Mais (il y a toujours un "mais" avec moi) à mon sens ces raisons se situent au niveau de l'intention; on *aimerait* que ça advienne suite à la publication. Mais si je fais mentalement le tour des écrivains dont je me sens en mesure de parler (je ne veux pointer personne du doigt en les nommant), je n'en vois pas qui ont réellement obtenues ces choses, ni au Québec, ni ailleurs.
Quelques uns, les exceptions qui confirment la règle, les "success stories", voient leurs textes être ditribués de façon massive, et réussissent à en vivre. Mais c'est comme la loterie, faut pas compter là-dessus. Et malgré leur succès, ils ne me semblent pas arriver à un équilibre plus robuste que n'importe qui d'autre. Le besoin d'amour n'est jamais comblé. La démarche est toujous précaire, le doute plâne toujours, et de plus en plus.
Alors je reviens au point de départ...
Je tiens à préciser que je n'essaie pas de dénigrer des démarches, ou d'argumenter quoi que ce soit. Je me pose réellement la question, car plus j'y réfléchis, moins je comprends. (Chose qui ne me surprend pas; mon esprit en entier se désintègre.)
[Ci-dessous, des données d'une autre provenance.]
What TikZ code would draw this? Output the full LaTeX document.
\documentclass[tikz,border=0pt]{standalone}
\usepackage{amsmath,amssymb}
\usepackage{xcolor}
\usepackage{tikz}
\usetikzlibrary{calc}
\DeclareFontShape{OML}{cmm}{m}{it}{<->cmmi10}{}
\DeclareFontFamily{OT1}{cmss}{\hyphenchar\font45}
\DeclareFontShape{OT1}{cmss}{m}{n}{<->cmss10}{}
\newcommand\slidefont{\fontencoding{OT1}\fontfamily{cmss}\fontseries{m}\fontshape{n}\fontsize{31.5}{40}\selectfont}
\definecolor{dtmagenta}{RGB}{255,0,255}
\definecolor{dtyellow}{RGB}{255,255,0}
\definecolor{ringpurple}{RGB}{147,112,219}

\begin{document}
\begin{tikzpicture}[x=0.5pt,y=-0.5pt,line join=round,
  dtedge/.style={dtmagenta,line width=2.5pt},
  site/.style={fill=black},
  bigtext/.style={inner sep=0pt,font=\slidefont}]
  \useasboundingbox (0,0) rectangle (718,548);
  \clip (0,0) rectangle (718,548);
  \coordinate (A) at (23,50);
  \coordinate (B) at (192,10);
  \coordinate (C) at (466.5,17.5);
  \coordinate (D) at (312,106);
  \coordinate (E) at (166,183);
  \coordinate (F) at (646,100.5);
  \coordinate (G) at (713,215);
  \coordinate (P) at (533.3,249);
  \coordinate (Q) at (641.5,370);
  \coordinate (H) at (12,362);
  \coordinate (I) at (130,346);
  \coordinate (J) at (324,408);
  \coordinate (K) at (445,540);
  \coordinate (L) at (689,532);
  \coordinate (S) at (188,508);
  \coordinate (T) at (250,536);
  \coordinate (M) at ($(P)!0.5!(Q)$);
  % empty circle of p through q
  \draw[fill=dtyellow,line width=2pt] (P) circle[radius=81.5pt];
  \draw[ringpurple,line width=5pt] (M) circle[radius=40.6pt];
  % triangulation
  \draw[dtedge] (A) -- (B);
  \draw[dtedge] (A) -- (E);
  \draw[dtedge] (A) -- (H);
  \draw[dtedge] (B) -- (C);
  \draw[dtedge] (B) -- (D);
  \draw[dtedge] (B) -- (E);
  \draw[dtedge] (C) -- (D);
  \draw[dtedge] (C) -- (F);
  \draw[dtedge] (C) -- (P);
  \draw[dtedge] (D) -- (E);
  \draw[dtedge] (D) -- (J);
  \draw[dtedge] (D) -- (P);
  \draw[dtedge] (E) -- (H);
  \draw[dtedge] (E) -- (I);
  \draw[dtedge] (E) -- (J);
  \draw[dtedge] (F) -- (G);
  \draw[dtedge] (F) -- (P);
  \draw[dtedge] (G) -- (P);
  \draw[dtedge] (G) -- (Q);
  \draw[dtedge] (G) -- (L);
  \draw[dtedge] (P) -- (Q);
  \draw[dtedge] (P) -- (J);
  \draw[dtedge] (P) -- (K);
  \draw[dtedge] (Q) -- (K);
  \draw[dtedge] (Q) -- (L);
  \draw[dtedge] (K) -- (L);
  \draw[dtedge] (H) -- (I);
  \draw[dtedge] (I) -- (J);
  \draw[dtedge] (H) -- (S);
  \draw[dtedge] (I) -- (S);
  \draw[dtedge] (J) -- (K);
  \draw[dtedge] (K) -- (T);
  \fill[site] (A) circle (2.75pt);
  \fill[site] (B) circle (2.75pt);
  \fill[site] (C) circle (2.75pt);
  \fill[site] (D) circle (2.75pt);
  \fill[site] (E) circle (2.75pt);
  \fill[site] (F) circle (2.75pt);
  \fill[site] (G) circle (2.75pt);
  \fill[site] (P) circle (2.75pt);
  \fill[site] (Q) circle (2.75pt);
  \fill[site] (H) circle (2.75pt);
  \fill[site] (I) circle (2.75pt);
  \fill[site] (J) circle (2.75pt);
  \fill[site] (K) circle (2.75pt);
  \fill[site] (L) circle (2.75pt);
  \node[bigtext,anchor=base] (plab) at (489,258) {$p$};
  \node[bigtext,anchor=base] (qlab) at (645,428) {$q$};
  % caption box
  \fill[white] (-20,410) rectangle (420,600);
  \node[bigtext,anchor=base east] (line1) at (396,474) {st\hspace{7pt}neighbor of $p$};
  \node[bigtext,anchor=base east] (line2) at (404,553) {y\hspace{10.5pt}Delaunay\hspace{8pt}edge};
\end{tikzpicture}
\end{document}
Bien sur, je ne peux faire abstraction de ton objection, mais mon raisonnement se base sur des espoirs et non sur des causes ayants des effets prévisibles.
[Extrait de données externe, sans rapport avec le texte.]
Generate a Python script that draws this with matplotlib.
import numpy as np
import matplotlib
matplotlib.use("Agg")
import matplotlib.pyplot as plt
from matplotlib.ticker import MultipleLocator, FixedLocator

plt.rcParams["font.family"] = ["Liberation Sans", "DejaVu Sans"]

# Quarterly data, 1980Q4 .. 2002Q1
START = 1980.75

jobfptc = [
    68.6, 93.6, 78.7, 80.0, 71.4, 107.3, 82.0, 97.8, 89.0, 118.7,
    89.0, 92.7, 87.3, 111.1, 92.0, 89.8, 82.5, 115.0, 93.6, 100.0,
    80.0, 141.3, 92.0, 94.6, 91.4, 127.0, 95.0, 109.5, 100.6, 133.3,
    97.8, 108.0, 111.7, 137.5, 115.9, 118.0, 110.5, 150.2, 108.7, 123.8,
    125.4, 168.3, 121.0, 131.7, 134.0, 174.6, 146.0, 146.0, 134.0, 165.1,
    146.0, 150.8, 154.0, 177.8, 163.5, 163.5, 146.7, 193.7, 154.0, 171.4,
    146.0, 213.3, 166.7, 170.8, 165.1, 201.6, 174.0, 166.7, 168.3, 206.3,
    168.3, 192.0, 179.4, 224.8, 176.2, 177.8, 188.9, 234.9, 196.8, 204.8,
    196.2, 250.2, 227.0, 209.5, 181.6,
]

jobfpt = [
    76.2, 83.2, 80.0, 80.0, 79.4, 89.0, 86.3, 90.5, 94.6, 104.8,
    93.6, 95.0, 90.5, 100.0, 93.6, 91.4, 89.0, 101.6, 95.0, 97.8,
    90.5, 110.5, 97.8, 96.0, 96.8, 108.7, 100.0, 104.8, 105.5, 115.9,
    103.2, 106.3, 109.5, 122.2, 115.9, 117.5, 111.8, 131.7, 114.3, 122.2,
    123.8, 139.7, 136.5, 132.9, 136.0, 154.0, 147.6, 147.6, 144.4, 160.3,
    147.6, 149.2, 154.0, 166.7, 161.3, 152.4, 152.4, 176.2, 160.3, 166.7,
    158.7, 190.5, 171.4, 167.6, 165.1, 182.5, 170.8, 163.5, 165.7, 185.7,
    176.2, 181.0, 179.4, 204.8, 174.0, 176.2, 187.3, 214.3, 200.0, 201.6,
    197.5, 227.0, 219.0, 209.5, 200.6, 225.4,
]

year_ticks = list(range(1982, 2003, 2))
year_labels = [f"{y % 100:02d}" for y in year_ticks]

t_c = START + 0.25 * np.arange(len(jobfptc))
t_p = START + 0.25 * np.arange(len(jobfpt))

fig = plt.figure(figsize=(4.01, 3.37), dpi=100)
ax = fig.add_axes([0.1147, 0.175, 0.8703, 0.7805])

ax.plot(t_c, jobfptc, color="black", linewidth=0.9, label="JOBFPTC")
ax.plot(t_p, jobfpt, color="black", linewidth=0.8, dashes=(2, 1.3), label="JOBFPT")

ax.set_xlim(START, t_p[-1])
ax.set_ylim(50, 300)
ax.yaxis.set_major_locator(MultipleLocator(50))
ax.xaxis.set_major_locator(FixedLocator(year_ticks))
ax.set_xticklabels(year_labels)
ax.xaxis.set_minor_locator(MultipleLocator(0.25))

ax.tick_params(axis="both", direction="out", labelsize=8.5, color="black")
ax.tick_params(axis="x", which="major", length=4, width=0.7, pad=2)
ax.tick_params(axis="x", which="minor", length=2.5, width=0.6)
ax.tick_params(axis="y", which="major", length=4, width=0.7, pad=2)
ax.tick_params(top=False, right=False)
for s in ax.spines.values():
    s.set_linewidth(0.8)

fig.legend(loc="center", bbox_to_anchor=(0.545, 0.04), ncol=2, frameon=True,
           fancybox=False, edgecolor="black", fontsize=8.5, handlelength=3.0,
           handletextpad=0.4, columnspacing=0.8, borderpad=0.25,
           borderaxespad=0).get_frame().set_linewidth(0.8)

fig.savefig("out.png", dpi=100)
Mais je n'ai aucune raison valable de tuer cet espoir.
De plus je ne vois pas les "résultats" dont je te parle comme complètement "absents" ou complètement "présents". Dans le cas de l'estime personnelle, de l'accomplissement, autant que dans le cas du mode de vie et de la façon de gagner cette vie, des "résultats" intermédiaires sont possibles. C'est particulièrement flagrant en ce qui concerne la rémunération. Plus d'argent gagné grace à des activités littéraires = moins d'heures de travails moins édifiant nécéssaires pour payer la bouffe et plus de temps libre pour écrire. Ainsi de suite.
Plus de visibilité, plus de potentiel de rencontres enrichissantes = plus de bonheur.
Il n'est absolument pas question, ici, d'éliminer tous désagréments.
Une publication n'empêchera jamais le monde dans lequel on vit d'être de la marde.
Le but visé est simplement de s'en sortir les trous de nez, les yeux et la bouche... De respirer un peu mieux.
J'en reviens à mon espoir initial. Pas de certitudes de mon côté non plus.
Encore une fois, Al, merci pour ta présence ici.
Oui, le faire pour respirer mieux, et baigner davantage dans un univers qui nous ressemble. Ça sonne vrai, ça résonne authentique.
Pour ce qui est de gagner de l'argent grâce à des activités littéraires, je vois ces possibilités (et dans chacun des cas il faut se demander si les compromis implicites en valent la peine):
1. Écrire pour des journaux/magazines
2. Devenir prof
3. Se consacrer à l'écriture et donc (dans la plupart des cas) vivre de l'assistance sociale et (dans certains cas) des bourses sporadiques
4. Devenir le prochain Bryan Perro, la prochaine Chrystine Brouillet, etc.
(Indépendamment de leur faisabilité, c'est la troisième option qui me semble la meilleure.)
Ma réflexion se poursuit, enrichie de tes propos, mais je pense que tout ça est trop fusionné à mes propres préoccupations pour que je puisse continuer à en parler de façon générale et théorique.
Pour résumer: j'écris (bein non, je n'ai pas encore arrêté); dans le pire des cas, ce que j'écris n'est pas publiable; dans le meilleur des cas, ça le serait peut-être, mais ça n'intéresserait qu'une hypothétique poignée (et ça ne se rendrait qu'à une fraction de celle-ci); jamais je ne pourrais en faire assez d'argent pour penser me soustraire au "marché du travail"; je ne cherche pas non plus l'approbation de qui que ce soit, la force de mes propres obsessions me suffisant; je ne suis pas de nature sociable, alors je ne serais pas en mesure de bénéficier des rencontres enrichissantes que tu mentionnes.
C'est dans ce contexte infiniment personnel que je me pose donc la question originale, espérant que les réponses des autres pourront enrichir mon questionnement.